Assessing open-ended questions through a modified ontology approach (2011)
This talk will present the design of a software tool aiming at semiautomatic assessment of open questions in e-learning environments. A literature review of existing systems that rely on Semantic Web technologies for the representation of domain-specific knowledge, such as the Web Ontology Language (OWL), will be presented. The talk concludes with an overview of the semantic similarity measurement techniques found in the literature.
Assessment by closed questions in e-learning courses is easily achieved by both humans and computers, but only triggers rote learning by students. This corresponds to the lowest level of Bloom’s taxonomy, namely knowledge. The highest level of this taxonomy, evaluation, requires more complex reasoning and can only be assessed by the use of open questions. The grading of these open questions is a tedious task for human teachers, therefore our approach aims at reducing the teachers’ workload by providing semiautomatic and objective evaluation of students’ answers.
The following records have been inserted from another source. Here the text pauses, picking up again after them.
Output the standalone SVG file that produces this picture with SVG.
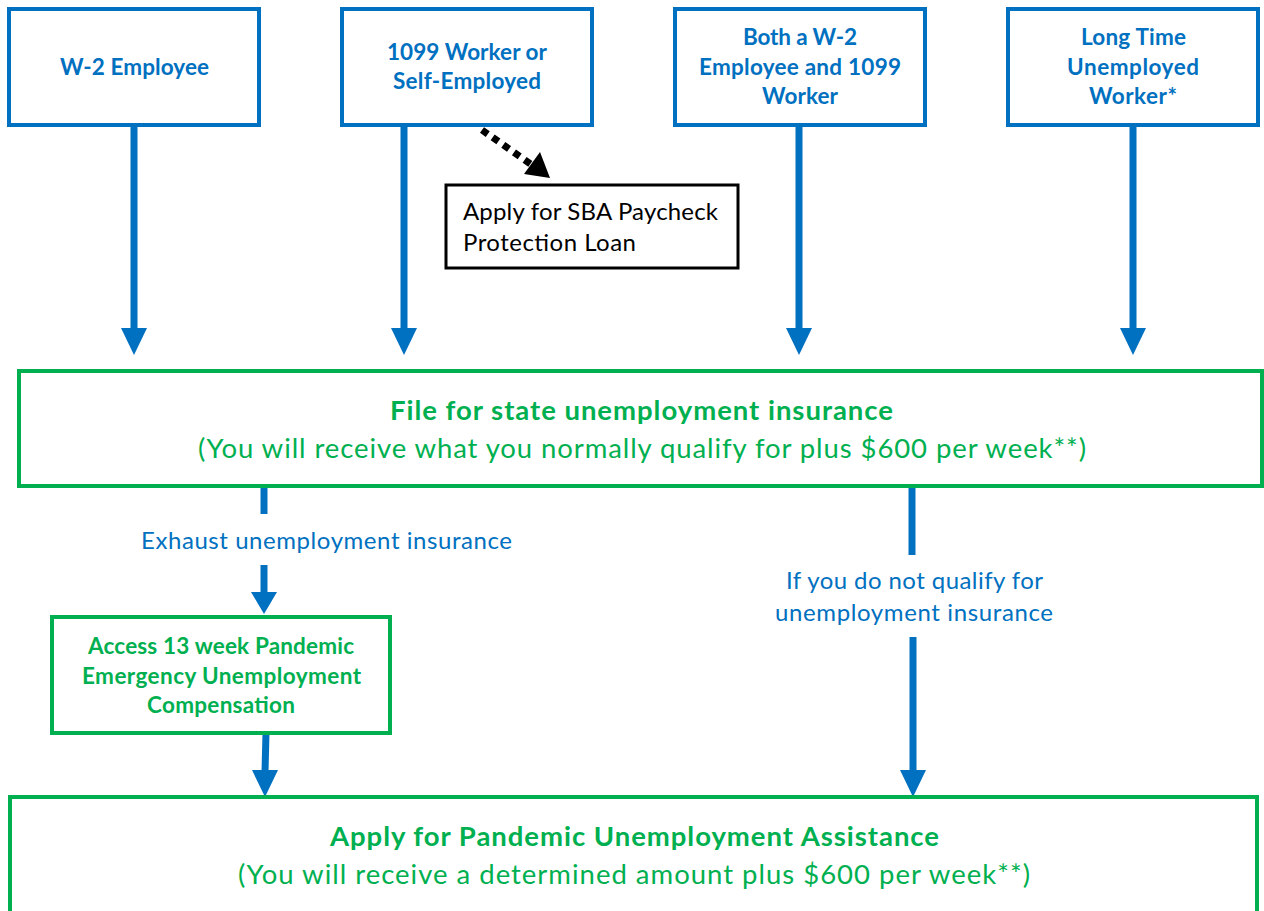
<svg xmlns="http://www.w3.org/2000/svg" width="1264" height="911" viewBox="0 0 1264 911">
<defs>
<style>
.bbox{fill:#fff;stroke:#0070C0;stroke-width:4}
.gbox{fill:#fff;stroke:#00B050;stroke-width:4}
.kbox{fill:#fff;stroke:#000;stroke-width:3}
.bt{font-family:Lato,"Liberation Sans",sans-serif;font-weight:bold;font-size:22.5px;fill:#0070C0;text-anchor:middle}
.gt{font-family:Lato,"Liberation Sans",sans-serif;font-weight:bold;fill:#00B050;text-anchor:middle}
.gr{font-family:Lato,"Liberation Sans",sans-serif;fill:#00B050;text-anchor:middle}
.lbl{font-family:Lato,"Liberation Sans",sans-serif;font-size:24px;fill:#0070C0;text-anchor:middle}
.kt{font-family:Lato,"Liberation Sans",sans-serif;font-size:24px;fill:#000}
.conn{stroke:#0070C0;stroke-width:7;fill:none}
.head{fill:#0070C0}
</style>
</defs>
<rect width="1264" height="911" fill="#fff"/>
<g id="connectors">
<line class="conn" x1="134" y1="125" x2="134" y2="330"/>
<polygon class="head" points="121,328 147,328 134,355"/>
<line class="conn" x1="404" y1="125" x2="404" y2="330"/>
<polygon class="head" points="391,328 417,328 404,355"/>
<line class="conn" x1="799" y1="125" x2="799" y2="330"/>
<polygon class="head" points="786,328 812,328 799,355"/>
<line class="conn" x1="1133" y1="125" x2="1133" y2="330"/>
<polygon class="head" points="1120,328 1146,328 1133,355"/>
<line x1="482" y1="130" x2="532" y2="165" stroke="#000" stroke-width="7" stroke-dasharray="7,6"/>
<polygon points="524,174 540,152 550,178" fill="#000"/>
<line class="conn" x1="264" y1="486" x2="264" y2="514"/>
<line class="conn" x1="264" y1="565" x2="264" y2="594"/>
<polygon class="head" points="251,592 277,592 264,614"/>
<line class="conn" x1="266" y1="733" x2="265" y2="772"/>
<polygon class="head" points="252,770 278,770 265,797"/>
<line class="conn" x1="912" y1="486" x2="912" y2="555"/>
<line class="conn" x1="913" y1="637" x2="913" y2="772"/>
<polygon class="head" points="900,770 926,770 913,797"/>
<text class="lbl" x="326.5" y="549" textLength="371">Exhaust unemployment insurance</text>
<text class="lbl" x="914.5" y="589" textLength="257">If you do not qualify for</text>
<text class="lbl" x="914" y="621" textLength="278">unemployment insurance</text>
</g>
<g id="w2">
<rect class="bbox" x="9" y="9" width="250" height="116"/>
<text class="bt" x="134.5" y="75" textLength="149">W-2 Employee</text>
</g>
<g id="n1099">
<rect class="bbox" x="342" y="9" width="250" height="116"/>
<text class="bt" x="467" y="60" textLength="160">1099 Worker or</text>
<text class="bt" x="467" y="89" textLength="148">Self-Employed</text>
</g>
<g id="both">
<rect class="bbox" x="675" y="9" width="250" height="116"/>
<text class="bt" x="800" y="45" textLength="114">Both a W-2</text>
<text class="bt" x="800" y="75" textLength="202">Employee and 1099</text>
<text class="bt" x="800" y="104" textLength="76">Worker</text>
</g>
<g id="longtime">
<rect class="bbox" x="1008" y="9" width="250" height="116"/>
<text class="bt" x="1133.5" y="45" textLength="105">Long Time</text>
<text class="bt" x="1133" y="75" textLength="132">Unemployed</text>
<text class="bt" x="1133" y="104" textLength="88">Worker*</text>
</g>
<g id="sba">
<rect class="kbox" x="446" y="185" width="292" height="83"/>
<text class="kt" x="463" y="220" textLength="255">Apply for SBA Paycheck</text>
<text class="kt" x="463" y="251" textLength="173">Protection Loan</text>
</g>
<g id="state">
<rect class="gbox" x="19" y="371" width="1243" height="115"/>
<text class="gt" x="641.5" y="420" font-size="27.5" textLength="503">File for state unemployment insurance</text>
<text class="gr" x="642" y="458" font-size="27.5" textLength="888">(You will receive what you normally qualify for plus $600 per week**)</text>
</g>
<g id="peuc">
<rect class="gbox" x="52" y="617" width="338" height="116"/>
<text class="gt" x="221" y="654" font-size="22.5" textLength="266">Access 13 week Pandemic</text>
<text class="gt" x="221.5" y="684" font-size="22.5" textLength="279">Emergency Unemployment</text>
<text class="gt" x="221" y="713" font-size="22.5" textLength="148">Compensation</text>
</g>
<g id="pua">
<rect class="gbox" x="10" y="797" width="1247" height="130"/>
<text class="gt" x="634.5" y="846" font-size="27.5" textLength="609">Apply for Pandemic Unemployment Assistance</text>
<text class="gr" x="634" y="884" font-size="27.5" textLength="792">(You will receive a determined amount plus $600 per week**)</text>
</g>
</svg>
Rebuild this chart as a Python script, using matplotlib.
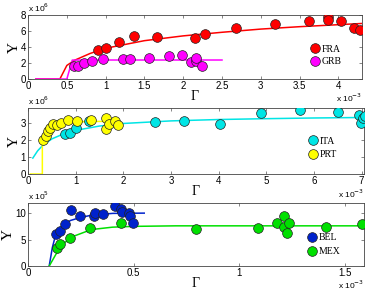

Our software tool seeks to evaluate students’ answers to open questions in e-learning course exams by comparing them to a correct answer given by the course’s teacher. Using Natural Language Processing techniques, both the students’ and the teacher’s answers are semi-automatically annotated according to a reference domain-specific ontology. Using Semantic Web technologies, the ontology is represented in OWL, and could be acquired from different sources on the Web. Once semantically annotated, the students’ and teacher’s answers are compared using accepted semantic similarity measuring techniques and graded automatically according to parameters predefined by the teacher. Since our system is targeted at undergraduate computer science courses, the novelty of our approach resides in the encoding of procedural information in the ontology to accurately represent algorithmic knowledge.
This tool would be helpful in an e-learning setting where a more thorough evaluation of the students’ understanding of the material is needed; or to reduce the time spent by the teachers on grading papers.
Dr. Chadia Moghrabi is professor and head of the Computer Science Department at the Université de Moncton. She is also the research leader for the Moncton site of the Institute on Culture, Multimedia, Technology and Cognition (CMTC). She was the technical director of Arts-Netlantic CMTC. Both projects were in collaboration and under the lead of Professor Cohen from UPEI. She obtained her Master and Doctorate degrees from the University of Paris. She worked in Paris both in the industry and as a lecturer at Université de Pierre et Marie Curie. Her research interests cover Artificial Intelligence, Intelligent Teaching Systems, and natural language processing.
Eric Snow is currently pursuing a Masters degree in Computer Science at the Université de Moncton, under the supervision of professor Chadia Moghrabi, working on the automatic assessment of open-ended questions in e-learning. For 10 years, he was a Web programmer at the Centre d'études acadiennes Anselme-Chiasson (CEAAC) of the Université de Moncton. Since 2007, he was in charge of creating a database of archival resources and digital files for the CEAAC.